[JURIST] The US Supreme Court [official website] heard arguments Tuesday in Bowman v. Monsanto [transcript, PDF; JURIST report] on the scope of a Monsanto [corporate website; JURIST news archive] patent [text] on genetically-modified seeds that utilizes Roundup Ready [product website] technology. The seeds are altered to “self replicate,” which means that the more one plants the seeds, additional seeds will be produced. Monsanto sued a number of farmers who were using the self-replicating technology in harvests after the season they purchased the seeds, arguing the farmers should have to purchase new seeds every year. Attorneys for the farmers argued that the farmers were using the patent as intended.
Patent exhaustion provides that once a patented article is sold, it passes outside the protection of the Patent Act. It is available to be used by the purchaser to practice the invention. Now, what’s the invention here? The invention is a bit of DNA that, when asserted into a soy bean seed, makes that seed and all the plants that grow from that seed resistant to the active ingredient in Roundup. Now, the only way to practice that invention is to plant the seed and to grow more seeds.
Monsanto argued that its patent specifically alters the soybeans in ways that using other soybeans, which the farmer can buy at a cheaper price, is protected by the patent. For example: “[T]he glyphosate resistance doesn’t change the yield of a particular plant, it changes the way you have to control weeds. And he would not be able to use Monsanto’s technology that would allow aerial application of an herbicide. He would have to—if he wanted to buy plain old, you know, conventional soybeans, he has to control for weeds in the conventional way.”
The court also heard arguments in Millbrook v. US [transcript, PDF; JURIST report] on if 28 USC § 1346 [text] waives the immunity of prison guards who commit intentional torts, within the scope of their authority but not while committing a search, seizure or arrest. Millbrook’s attorney argued that the alleged sexual assault on Millbrook occurred within the scope of the prison guards’ employment, and suggested that the legislature did not mean to exclude extreme acts of misconduct.
And even in Pennsylvania, you see cases where people do outrageous things, like a private detective shooting a picketing protester, where the Pennsylvania courts have held that that’s within the scope of employment. It’s a complicated issue. It’s an issue of State law and it will be different in every State, which is why I would suggest it’s more appropriate for this to be handled on remand rather than have a ruling by this Court on a narrow issue of Pennsylvania State law. But I think it is hardly implausible that Pennsylvania courts would find this within the scope of employment.
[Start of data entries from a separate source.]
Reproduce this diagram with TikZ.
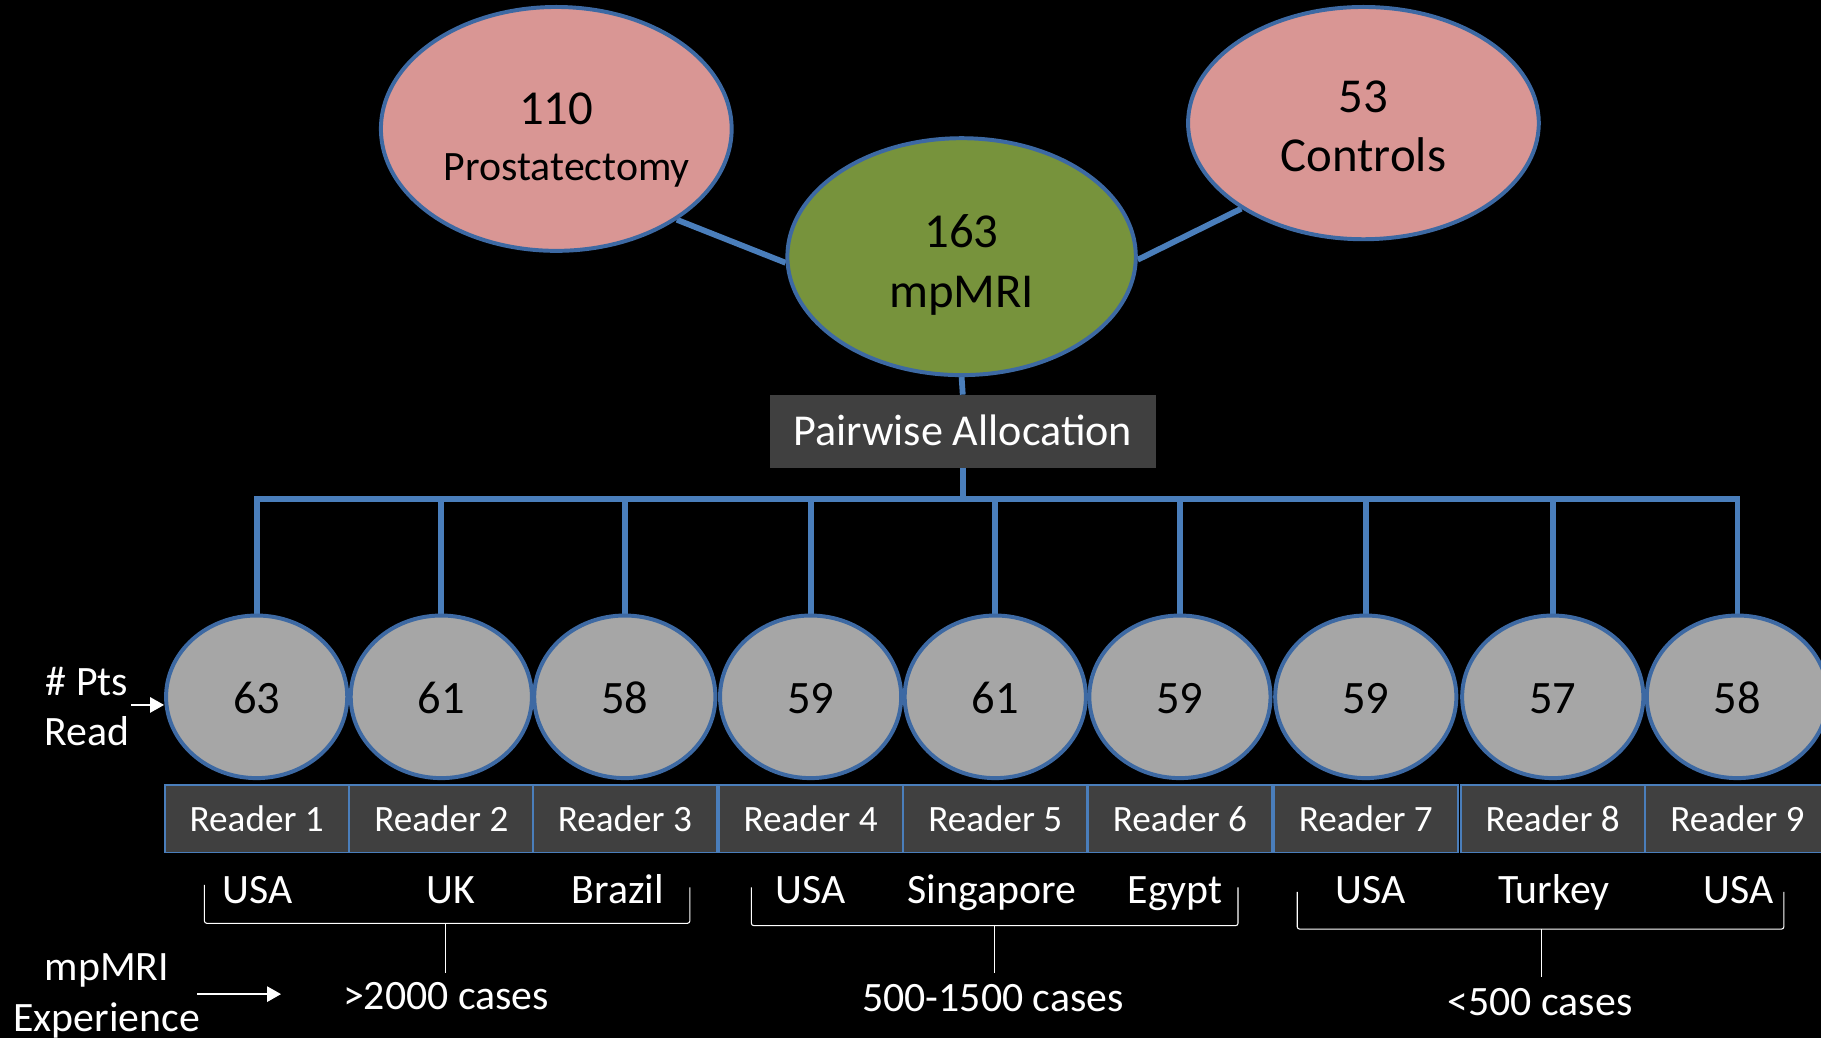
\documentclass[tikz,border=0pt]{standalone}
\usepackage{fontspec}
\setmainfont{Carlito}
\usetikzlibrary{shapes.geometric,arrows.meta}
\definecolor{pinkf}{HTML}{D99694}
\definecolor{greenf}{HTML}{77933C}
\definecolor{grayf}{HTML}{A6A6A6}
\definecolor{boxf}{HTML}{404040}
\definecolor{edgeb}{HTML}{3D69A3}
\definecolor{lineb}{HTML}{4A7EBB}
\pgfdeclarelayer{bg}\pgfdeclarelayer{lines}\pgfsetlayers{bg,lines,main}
\newcommand\fsz[1]{\fontsize{#1}{#1}\selectfont}
\begin{document}
\begin{tikzpicture}[x=1pt,y=-1pt,
  bigell/.style={ellipse, draw=edgeb, line width=3.4pt, inner sep=0pt},
  readerell/.style={ellipse, draw=edgeb, line width=3.4pt, fill=grayf, minimum width=156, minimum height=140, inner sep=0pt},
  readerbox/.style={rectangle, draw=lineb, line width=1.6pt, fill=boxf, minimum width=158.5, minimum height=58, inner sep=0pt, text=white, font=\fsz{32}},
  txt/.style={inner sep=0pt, anchor=base},
  wtxt/.style={txt, text=white, font=\fsz{36}},
  conn/.style={draw=lineb, line width=5pt},
  brack/.style={draw=white, line width=0.9pt, rounded corners=2pt},
  warrow/.style={draw=white, line width=2pt, -{Triangle[length=12pt,width=13pt]}}
]
\useasboundingbox (0,0) rectangle (1568,894);
\begin{pgfonlayer}{bg}
\fill[black] (0,0) rectangle (1568,894);
\end{pgfonlayer}

% top ellipses
\node[bigell, fill=pinkf, minimum width=302, minimum height=210] (P) at (479,111) {};
\node[bigell, fill=pinkf, minimum width=302, minimum height=200] (C) at (1174,106) {};
\node[bigell, fill=greenf, minimum width=300, minimum height=204] (M) at (828,221) {};
\node[txt, font=\fsz{42}] (Pn) at (479,107) {110};
\node[txt, font=\fsz{36}] (Pl) at (488,155) {Prostatectomy};
\node[txt, font=\fsz{42}] (Cn) at (1174,97) {53};
\node[txt, font=\fsz{42}] (Cl) at (1174,148) {Controls};
\node[txt, font=\fsz{42}] (Mn) at (828,213) {163};
\node[txt, font=\fsz{42}] (Ml) at (828,265) {mpMRI};

% pairwise box
\node[rectangle, fill=boxf, minimum width=332, minimum height=63, inner sep=0pt] (PA) at (829,371.5) {};
\node[wtxt, font=\fsz{38}] (PAt) at (829,384) {Pairwise Allocation};

% reader circles and boxes
\foreach \i/\x/\n in {1/221/63,2/380/61,3/538/58,4/698/59,5/857/61,6/1016/59,7/1176/59,8/1337/57,9/1496/58}{
  \node[readerell] (c\i) at (\x,600) {};
  \node[txt, font=\fsz{40}] (n\i) at (\x,614) {\n};
  \node[readerbox] (r\i) at (\x,705) {};
  \node[txt, text=white, font=\fsz{32}] (rt\i) at (\x,716) {Reader \i};
}

% connectors
\coordinate (barL) at (221,430);
\begin{pgfonlayer}{lines}
\draw[conn] (P.-37) -- (M.182);
\draw[conn] (C.215) -- (M.-1);
\draw[conn] (M.south) -- (PA.north);
\draw[conn] (PA.south) -- (PA.south |- barL);
\draw[conn] (c1.north) -- (c1.north |- barL) -- (c9.north |- barL) -- (c9.north);
\foreach \i in {2,...,8}{ \draw[conn] (c\i.north |- barL) -- (c\i.north); }
\end{pgfonlayer}

% left labels
\node[wtxt] (pts) at (75,599) {\# Pts};
\node[wtxt] (read) at (75,642) {Read};
\coordinate (ptsA) at (113,607);
\draw[warrow] (ptsA) -- (ptsA -| c1.west);
\node[wtxt] (exp1) at (92,844) {mpMRI};
\node[wtxt] (exp2) at (92,888) {Experience};
\coordinate (expA) at (170,856);
\coordinate (expB) at (242,856);
\draw[warrow] (expA) -- (expB);

% countries
\foreach \x/\t [count=\k] in {222/USA,388/UK,532/Brazil,698/USA,854/Singapore,1012/Egypt,1180/USA,1338/Turkey,1497/USA}{
  \node[wtxt] (cty\k) at (\x,778) {\t};
}

% experience groups
\node[wtxt] (g1) at (384,869) {>2000 cases};
\node[wtxt] (g2) at (855,871) {500-1500 cases};
\node[wtxt] (g3) at (1326,874) {<500 cases};
\coordinate (b1) at (384,795);
\coordinate (b2) at (856,797);
\coordinate (b3) at (1327,800);
\draw[brack] (176,762) -- (176,795) -- (594,795) -- (594,764);
\draw[brack] (647,764) -- (647,797) -- (1066,797) -- (1066,764);
\draw[brack] (1117,768) -- (1117,800) -- (1536,800) -- (1536,768);
\draw[draw=white, line width=0.9pt] (b1) -- (b1 |- 0,838);
\draw[draw=white, line width=0.9pt] (b2) -- (b2 |- 0,838);
\draw[draw=white, line width=0.9pt] (b3) -- (b3 |- 0,841);
\end{tikzpicture}
\end{document}
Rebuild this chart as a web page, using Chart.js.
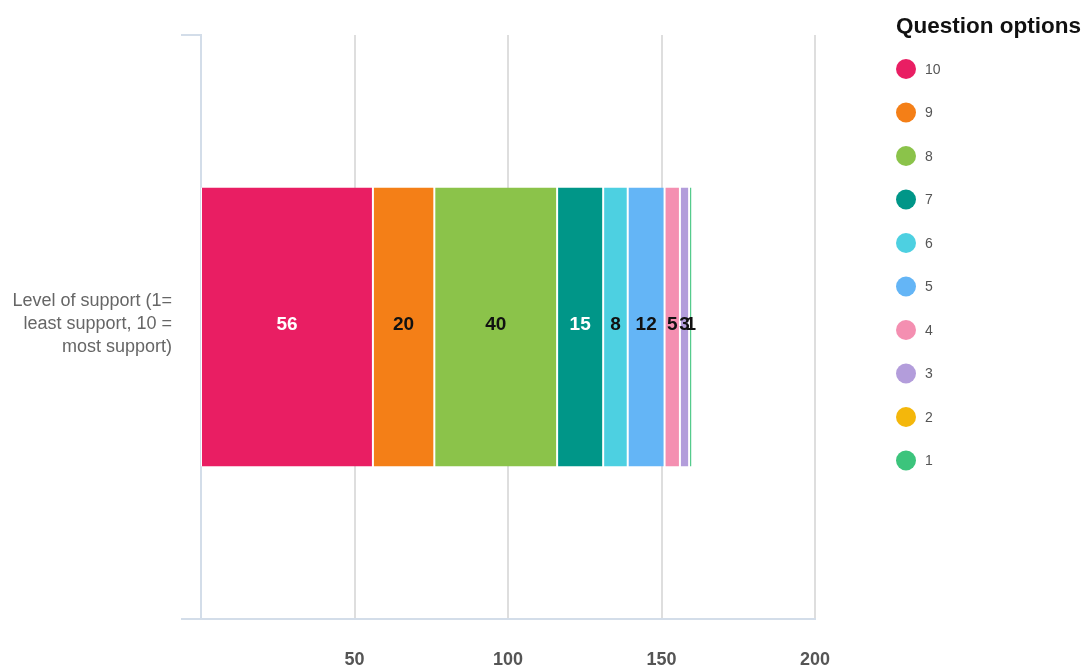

The attorney for the United States argued that a plain reading of the law suggests the waiver is for anything within the scope of the employment, which is defined by State law, regardless of the improper acts committed through that scope: “[T]hose torts [listed] serve as a rough approximation of what Congress anticipated would be the areas where it thought the United States should be liable, when we are talking about Federal law enforcement officers.”